The murderer, if a member of a prominent family, was certain to have kinsmen among the officers. (We may as well use the present tense in speaking of this, for the same conditions exist to-day, though less pronounced.) His "family," man, woman and child, stand by him, aid his escape or his defence in the court house. If the criminal, conscious of the supporting influence surrounding him, disdains flight and boldly faces trial, the next move is to secure a jury which will acquit him. It often happens that those interested in the prosecution secretly come to an agreement with the accused and his friends to cease prosecution provided he and his in their turn would do the same to them in cases of their own. It is merely a case of "you scratch my back and I'll scratch yours." Citizens who love peace are loath to antagonize an outlaw clan so long as they or theirs are not directly concerned. They have no desire to assist officers in doing their duty, should these wish to do it. To indict men for crime is often a risky thing.

The criminal who has succeeded in defeating justice grows more bold, continues to pursue his career with an enhanced contempt of the law, until, at last, the cup runs over, and men, good and true, rise above self, and for country's and humanity's sake take upon themselves the task of restoring peace and order, and summarily cut short the life cycle of the outlaw.

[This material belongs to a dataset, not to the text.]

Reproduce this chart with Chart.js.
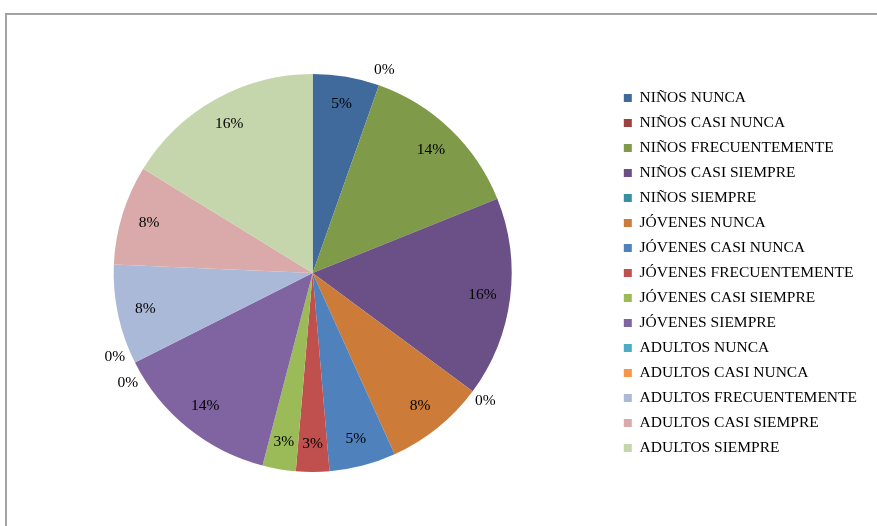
<!DOCTYPE html>
<html>
<head>
<meta charset="utf-8">
<script src="https://cdn.jsdelivr.net/npm/chart.js@4"></script>
<style>
  html, body { margin: 0; padding: 0; background: #fff; }
  #wrap { position: relative; width: 877px; height: 526px; overflow: hidden; }
  #frame { position: absolute; left: 5px; top: 13px; width: 900px; height: 600px; border: 2px solid #a3a3a3; }
  canvas { position: absolute; left: 0; top: 0; }
</style>
</head>
<body>
<div id="wrap">
  <div id="frame"></div>
  <canvas id="chart" width="877" height="526"></canvas>
</div>
<script>
// categories in drawing order (clockwise from 12 o'clock)
const categories = [
  'NIÑOS NUNCA', 'NIÑOS CASI NUNCA', 'NIÑOS FRECUENTEMENTE', 'NIÑOS CASI SIEMPRE', 'NIÑOS SIEMPRE',
  'JÓVENES NUNCA', 'JÓVENES CASI NUNCA', 'JÓVENES FRECUENTEMENTE', 'JÓVENES CASI SIEMPRE', 'JÓVENES SIEMPRE',
  'ADULTOS NUNCA', 'ADULTOS CASI NUNCA', 'ADULTOS FRECUENTEMENTE', 'ADULTOS CASI SIEMPRE', 'ADULTOS SIEMPRE'
];
// response counts (37 in total)
const counts = [2, 0, 5, 6, 0, 3, 2, 1, 1, 5, 0, 0, 3, 3, 6];

const sliceColors = [
  '#40699c', '#9e413e', '#7f9a48', '#6a5087', '#3b8fa4',
  '#cc7b38', '#4f81bd', '#c0504d', '#9bbb59', '#8064a2',
  '#4bacc6', '#f79646', '#aab9d7', '#d9aaa9', '#c6d6ac'
];

const serif = "'Liberation Serif', 'Times New Roman', serif";

// percent labels: inside for non-zero slices, outside for empty ones
const pieLabels = {
  id: 'pieLabels',
  afterDatasetsDraw(chart) {
    const ctx = chart.ctx;
    const meta = chart.getDatasetMeta(0);
    const data = chart.data.datasets[0].data;
    const total = data.reduce((a, b) => a + b, 0);
    const placed = [];
    ctx.save();
    ctx.font = '15.5px ' + serif;
    ctx.fillStyle = '#000';
    ctx.textAlign = 'center';
    ctx.textBaseline = 'middle';
    meta.data.forEach((arc, i) => {
      const p = arc.getProps(['x', 'y', 'startAngle', 'endAngle', 'outerRadius'], true);
      const mid = (p.startAngle + p.endAngle) / 2;
      const text = Math.round(data[i] / total * 100) + '%';
      if (data[i] > 0) {
        const r = p.outerRadius * 0.86;
        ctx.fillText(text, p.x + Math.cos(mid) * r, p.y + Math.sin(mid) * r);
      } else {
        const r = p.outerRadius * 1.08;
        const lbl = { x: p.x + Math.cos(mid) * r, y: p.y + Math.sin(mid) * r, text, cx: p.x, cy: p.y, r };
        const prev = placed.find(q => Math.abs(q.y - lbl.y) < 20 && Math.abs(q.x - lbl.x) < 30);
        if (prev) {
          const c = (prev.y + lbl.y) / 2;
          prev.y = c - 13; lbl.y = c + 13;
          [prev, lbl].forEach(q => {
            const dy = q.y - q.cy;
            const dx = Math.sqrt(Math.max(q.r * q.r - dy * dy, 0));
            q.x = q.x < q.cx ? q.cx - dx : q.cx + dx;
          });
        }
        placed.push(lbl);
      }
    });
    placed.forEach(q => ctx.fillText(q.text, q.x, q.y));
    ctx.restore();
  }
};

new Chart(document.getElementById('chart'), {
  type: 'pie',
  data: {
    labels: categories,
    datasets: [{
      data: counts,
      backgroundColor: sliceColors,
      borderWidth: 0
    }]
  },
  options: {
    responsive: false,
    animation: false,
    layout: { padding: { left: 11, top: 74, bottom: 54, right: 10 } },
    plugins: {
      tooltip: { enabled: false },
      legend: {
        position: 'right',
        labels: {
          boxWidth: 8,
          boxHeight: 8,
          padding: 9.5,
          color: '#000',
          font: { family: serif, size: 15.5 }
        }
      }
    }
  },
  plugins: [pieLabels]
});
</script>
</body>
</html>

How far such organized bands of murderers have succeeded in overawing the constituted authorities, is illustrated by instances recorded in this volume, where the law, the government itself, actually compromised with the outlaws, promised, yea, granted them immunity from past crimes, only exacting a pledge of better behavior in the future. If a man had committed but one little murder, he was in some danger of a short term in the penitentiary. If he understood his business, instead of stopping at one assassination, he simply continued his murder mill in operation and the authorities would send special ministers and envoys to "treat" with him as a power entitled to respect. Exaggeration? No![3]

Officers of the law have actually aided in assassinations, or stood idly by while murders were committed in their presence. Investigation has proven that in every feud-ridden section the entire legal machinery was rotten to the core, perverted to the end and purpose of protecting particular men and of punishing their enemies. Is it any wonder, then, that in such times and under such conditions preaching respect for law is breath wasted?

Sifting the matter down, we find that the chief contributing causes of these feudal troubles, wherever they have occurred, or may again occur, are due directly:--to inefficient, corrupt and depraved officials; to a want of a healthy moral public sentiment, through lack of _proper_ education and religious training; to the fact that the law-abiding element of the feud-ridden counties had so long been domineered over by the criminal class and their parasites and supporters in secret, that they are incapable of rendering any valuable assistance in maintaining the law save in few exceptions, and these few so much in the minority that a reformation is not to be hoped for if left to their own resources; that during all the social chaos attending feudal wars the promiscuous, unrestrained and illegal sale of whiskey added fury, fire and venom to the minds and hearts of murderers. It dragged into the terrible vortex of bloody crime many not directly connected with the feud, but who took advantage of the disturbed social conditions, the state of anarchy, to satisfy their own vicious propensities without fear of interruption and punishment.[4]

The clannishness of the mountaineer has been the subject of much comment. The student of sociology must, therefore, be interested in learning that in a great measure the people of the Kentucky mountains descended from the same stock that formed the noted Scottish clans of old. One need only run over the names of the principal mountain families to recognize their Scot origin. The Scots love the highlands, and to the "highlands" of Kentucky many of them drifted. Scotland had her feuds--those of the Kentucky mountains are nothing more nor less than transplanted Scottish feuds, their continuation having been made possible by the reasons heretofore given.